Data records –
# # # #
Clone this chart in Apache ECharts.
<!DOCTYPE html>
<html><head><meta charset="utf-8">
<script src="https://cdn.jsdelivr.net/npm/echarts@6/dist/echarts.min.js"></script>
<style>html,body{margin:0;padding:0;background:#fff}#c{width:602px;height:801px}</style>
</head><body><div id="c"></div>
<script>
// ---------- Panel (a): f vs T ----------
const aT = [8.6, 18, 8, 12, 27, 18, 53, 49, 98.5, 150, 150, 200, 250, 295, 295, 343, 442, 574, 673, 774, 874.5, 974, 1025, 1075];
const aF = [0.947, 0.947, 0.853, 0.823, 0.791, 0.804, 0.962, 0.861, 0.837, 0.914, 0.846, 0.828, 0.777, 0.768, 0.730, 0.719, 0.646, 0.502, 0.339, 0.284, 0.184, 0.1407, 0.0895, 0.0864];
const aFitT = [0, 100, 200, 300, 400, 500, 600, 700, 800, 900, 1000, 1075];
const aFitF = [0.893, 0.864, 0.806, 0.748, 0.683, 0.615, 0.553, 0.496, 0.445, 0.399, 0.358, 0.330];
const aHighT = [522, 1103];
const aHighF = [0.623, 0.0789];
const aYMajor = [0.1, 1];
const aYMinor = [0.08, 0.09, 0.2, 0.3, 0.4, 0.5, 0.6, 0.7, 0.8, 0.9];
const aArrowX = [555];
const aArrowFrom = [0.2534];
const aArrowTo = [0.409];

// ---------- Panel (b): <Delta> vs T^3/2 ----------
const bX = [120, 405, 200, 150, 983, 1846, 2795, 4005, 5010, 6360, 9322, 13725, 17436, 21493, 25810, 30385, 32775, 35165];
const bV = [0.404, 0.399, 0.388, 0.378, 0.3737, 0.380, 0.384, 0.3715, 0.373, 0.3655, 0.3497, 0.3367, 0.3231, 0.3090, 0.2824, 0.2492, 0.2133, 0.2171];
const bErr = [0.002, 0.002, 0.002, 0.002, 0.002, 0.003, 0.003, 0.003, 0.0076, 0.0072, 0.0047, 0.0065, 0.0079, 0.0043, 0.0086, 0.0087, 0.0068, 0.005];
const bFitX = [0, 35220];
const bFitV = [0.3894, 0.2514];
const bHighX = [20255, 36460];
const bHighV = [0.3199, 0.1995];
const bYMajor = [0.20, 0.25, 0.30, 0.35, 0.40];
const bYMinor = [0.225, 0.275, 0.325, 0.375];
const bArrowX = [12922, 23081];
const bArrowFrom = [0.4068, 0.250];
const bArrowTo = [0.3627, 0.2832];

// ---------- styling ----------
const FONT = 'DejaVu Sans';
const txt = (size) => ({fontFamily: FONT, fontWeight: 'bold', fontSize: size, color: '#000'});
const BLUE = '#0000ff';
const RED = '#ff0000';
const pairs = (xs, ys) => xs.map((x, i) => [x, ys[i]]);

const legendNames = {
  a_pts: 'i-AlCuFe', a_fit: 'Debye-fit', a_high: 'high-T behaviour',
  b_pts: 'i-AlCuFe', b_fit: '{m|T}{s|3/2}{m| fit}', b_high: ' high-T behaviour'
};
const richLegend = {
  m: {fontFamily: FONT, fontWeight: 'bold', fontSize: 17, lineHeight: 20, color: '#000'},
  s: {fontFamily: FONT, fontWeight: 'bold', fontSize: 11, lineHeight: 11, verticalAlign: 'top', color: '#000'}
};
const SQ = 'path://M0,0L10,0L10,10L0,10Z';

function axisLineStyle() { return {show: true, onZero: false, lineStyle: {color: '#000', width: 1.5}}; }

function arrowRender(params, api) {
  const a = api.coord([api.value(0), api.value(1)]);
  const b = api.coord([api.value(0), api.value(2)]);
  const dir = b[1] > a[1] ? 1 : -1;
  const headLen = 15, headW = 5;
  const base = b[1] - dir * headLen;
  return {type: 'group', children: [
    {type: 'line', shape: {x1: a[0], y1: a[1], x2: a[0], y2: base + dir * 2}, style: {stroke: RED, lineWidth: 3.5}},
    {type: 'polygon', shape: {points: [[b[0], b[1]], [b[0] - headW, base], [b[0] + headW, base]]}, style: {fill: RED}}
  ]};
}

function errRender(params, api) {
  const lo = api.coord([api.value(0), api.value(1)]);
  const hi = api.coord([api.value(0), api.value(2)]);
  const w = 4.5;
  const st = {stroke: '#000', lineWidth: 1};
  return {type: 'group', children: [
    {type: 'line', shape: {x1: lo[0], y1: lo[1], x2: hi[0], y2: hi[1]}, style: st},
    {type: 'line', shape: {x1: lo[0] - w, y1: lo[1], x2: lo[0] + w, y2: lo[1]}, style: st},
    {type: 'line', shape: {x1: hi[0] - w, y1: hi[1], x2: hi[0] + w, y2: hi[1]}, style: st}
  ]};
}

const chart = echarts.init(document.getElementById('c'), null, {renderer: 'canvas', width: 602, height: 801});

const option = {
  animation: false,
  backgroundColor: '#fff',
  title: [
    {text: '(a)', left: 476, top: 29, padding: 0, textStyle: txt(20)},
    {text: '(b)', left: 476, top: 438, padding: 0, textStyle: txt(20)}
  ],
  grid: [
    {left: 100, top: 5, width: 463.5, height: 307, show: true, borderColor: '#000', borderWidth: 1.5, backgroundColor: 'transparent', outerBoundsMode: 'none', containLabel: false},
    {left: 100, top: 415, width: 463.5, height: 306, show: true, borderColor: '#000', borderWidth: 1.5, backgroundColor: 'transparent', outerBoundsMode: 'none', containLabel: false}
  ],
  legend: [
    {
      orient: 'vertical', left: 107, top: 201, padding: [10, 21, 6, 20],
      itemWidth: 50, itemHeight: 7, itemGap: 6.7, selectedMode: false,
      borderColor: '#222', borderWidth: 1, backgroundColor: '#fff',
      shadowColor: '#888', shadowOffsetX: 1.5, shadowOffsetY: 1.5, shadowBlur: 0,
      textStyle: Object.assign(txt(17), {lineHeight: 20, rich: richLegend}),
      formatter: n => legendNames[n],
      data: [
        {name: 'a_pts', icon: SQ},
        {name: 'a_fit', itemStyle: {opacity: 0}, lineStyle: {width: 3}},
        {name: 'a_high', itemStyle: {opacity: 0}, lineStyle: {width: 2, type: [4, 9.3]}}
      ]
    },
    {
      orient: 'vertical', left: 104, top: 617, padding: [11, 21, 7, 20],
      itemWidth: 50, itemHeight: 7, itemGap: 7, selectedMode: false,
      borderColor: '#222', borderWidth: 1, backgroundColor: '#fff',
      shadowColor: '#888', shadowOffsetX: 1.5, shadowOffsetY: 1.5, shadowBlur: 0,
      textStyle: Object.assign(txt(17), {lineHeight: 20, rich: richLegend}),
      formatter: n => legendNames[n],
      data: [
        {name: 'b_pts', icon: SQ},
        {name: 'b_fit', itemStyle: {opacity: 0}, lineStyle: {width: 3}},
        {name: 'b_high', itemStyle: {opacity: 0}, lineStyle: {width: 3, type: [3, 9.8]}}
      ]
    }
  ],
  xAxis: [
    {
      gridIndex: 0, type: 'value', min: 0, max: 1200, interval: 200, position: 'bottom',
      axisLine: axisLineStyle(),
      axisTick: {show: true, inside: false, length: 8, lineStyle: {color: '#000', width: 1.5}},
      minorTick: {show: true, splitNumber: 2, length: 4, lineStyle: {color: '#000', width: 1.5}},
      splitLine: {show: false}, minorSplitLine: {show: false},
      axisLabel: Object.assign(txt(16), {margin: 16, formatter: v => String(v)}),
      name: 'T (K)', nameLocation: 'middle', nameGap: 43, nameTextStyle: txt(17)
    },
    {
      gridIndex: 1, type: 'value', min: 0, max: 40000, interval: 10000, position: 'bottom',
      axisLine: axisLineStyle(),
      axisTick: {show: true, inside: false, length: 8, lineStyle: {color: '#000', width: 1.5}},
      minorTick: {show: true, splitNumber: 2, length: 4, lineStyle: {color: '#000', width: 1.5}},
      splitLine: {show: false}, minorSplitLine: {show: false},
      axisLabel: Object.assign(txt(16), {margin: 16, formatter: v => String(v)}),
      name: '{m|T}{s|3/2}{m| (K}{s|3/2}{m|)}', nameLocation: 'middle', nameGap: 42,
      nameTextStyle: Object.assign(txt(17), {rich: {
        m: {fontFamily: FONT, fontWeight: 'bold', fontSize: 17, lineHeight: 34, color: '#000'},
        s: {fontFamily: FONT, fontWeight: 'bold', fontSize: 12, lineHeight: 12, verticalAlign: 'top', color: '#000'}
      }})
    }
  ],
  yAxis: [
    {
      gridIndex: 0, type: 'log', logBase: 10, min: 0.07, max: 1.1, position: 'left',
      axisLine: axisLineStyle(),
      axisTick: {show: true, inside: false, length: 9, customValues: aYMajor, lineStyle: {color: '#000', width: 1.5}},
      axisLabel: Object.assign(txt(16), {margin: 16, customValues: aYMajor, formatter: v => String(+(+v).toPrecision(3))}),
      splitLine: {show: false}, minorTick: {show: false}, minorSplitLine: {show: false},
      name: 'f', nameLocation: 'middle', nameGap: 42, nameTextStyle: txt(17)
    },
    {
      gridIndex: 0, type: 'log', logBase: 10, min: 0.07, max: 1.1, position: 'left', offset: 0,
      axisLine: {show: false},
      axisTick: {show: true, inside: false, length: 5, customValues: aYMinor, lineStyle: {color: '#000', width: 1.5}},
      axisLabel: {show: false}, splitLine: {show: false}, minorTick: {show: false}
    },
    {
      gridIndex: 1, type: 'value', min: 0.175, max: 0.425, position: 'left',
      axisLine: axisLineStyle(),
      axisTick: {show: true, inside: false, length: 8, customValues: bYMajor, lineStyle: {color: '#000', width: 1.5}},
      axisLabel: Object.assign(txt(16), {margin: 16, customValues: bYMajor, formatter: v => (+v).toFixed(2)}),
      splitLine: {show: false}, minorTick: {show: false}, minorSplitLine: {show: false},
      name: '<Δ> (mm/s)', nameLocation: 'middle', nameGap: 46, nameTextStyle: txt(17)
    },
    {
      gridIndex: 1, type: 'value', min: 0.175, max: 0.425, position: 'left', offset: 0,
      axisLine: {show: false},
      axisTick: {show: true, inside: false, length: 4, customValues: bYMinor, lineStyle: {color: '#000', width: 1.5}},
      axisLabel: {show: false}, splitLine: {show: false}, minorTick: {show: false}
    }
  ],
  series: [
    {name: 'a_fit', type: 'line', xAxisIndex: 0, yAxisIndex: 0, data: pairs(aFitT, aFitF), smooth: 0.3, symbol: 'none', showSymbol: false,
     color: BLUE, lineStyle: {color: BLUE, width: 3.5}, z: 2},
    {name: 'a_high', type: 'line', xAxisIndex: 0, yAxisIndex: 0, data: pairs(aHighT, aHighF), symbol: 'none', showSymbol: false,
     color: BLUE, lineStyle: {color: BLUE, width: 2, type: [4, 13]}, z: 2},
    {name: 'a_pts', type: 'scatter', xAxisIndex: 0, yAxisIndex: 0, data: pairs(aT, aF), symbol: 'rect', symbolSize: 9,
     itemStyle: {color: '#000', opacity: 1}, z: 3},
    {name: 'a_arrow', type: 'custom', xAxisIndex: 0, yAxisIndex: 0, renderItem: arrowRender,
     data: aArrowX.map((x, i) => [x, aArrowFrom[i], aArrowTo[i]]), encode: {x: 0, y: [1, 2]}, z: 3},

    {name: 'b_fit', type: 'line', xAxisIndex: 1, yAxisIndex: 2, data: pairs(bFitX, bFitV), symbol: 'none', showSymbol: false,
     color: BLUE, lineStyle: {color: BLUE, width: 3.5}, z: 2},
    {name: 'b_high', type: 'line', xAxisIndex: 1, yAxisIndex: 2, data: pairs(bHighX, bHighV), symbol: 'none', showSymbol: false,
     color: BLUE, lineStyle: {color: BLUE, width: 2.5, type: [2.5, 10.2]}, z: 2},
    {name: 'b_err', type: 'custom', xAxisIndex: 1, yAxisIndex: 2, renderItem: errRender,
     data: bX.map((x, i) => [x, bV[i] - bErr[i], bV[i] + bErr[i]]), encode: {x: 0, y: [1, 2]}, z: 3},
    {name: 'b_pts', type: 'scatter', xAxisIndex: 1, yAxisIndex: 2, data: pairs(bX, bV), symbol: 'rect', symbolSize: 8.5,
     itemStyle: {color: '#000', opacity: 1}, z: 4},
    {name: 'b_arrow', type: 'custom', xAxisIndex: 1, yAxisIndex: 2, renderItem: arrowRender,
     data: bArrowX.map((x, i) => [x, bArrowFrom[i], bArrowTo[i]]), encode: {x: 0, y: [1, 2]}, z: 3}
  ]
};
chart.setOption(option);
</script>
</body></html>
# # # #
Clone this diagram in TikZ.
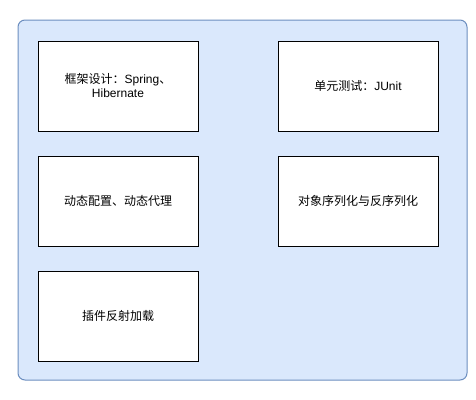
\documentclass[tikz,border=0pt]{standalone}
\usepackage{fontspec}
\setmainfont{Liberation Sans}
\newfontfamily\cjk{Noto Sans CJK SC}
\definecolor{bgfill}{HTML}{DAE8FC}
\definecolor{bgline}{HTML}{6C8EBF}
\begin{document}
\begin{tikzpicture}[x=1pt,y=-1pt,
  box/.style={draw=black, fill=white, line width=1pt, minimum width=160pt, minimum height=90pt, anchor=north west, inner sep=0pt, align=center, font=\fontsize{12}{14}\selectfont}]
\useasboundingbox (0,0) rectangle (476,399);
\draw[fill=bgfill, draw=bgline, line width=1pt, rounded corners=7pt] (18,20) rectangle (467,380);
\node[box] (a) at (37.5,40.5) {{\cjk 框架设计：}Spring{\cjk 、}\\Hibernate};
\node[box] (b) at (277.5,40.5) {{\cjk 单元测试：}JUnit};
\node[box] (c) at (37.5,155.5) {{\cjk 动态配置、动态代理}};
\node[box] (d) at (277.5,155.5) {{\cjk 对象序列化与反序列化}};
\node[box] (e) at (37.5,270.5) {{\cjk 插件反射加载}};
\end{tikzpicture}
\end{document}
# # # #
Stated goal –
Find the word "Clone" in the records and pull out each line that has it.

Exercise result –
Clone this chart in Apache ECharts.
Clone this diagram in TikZ.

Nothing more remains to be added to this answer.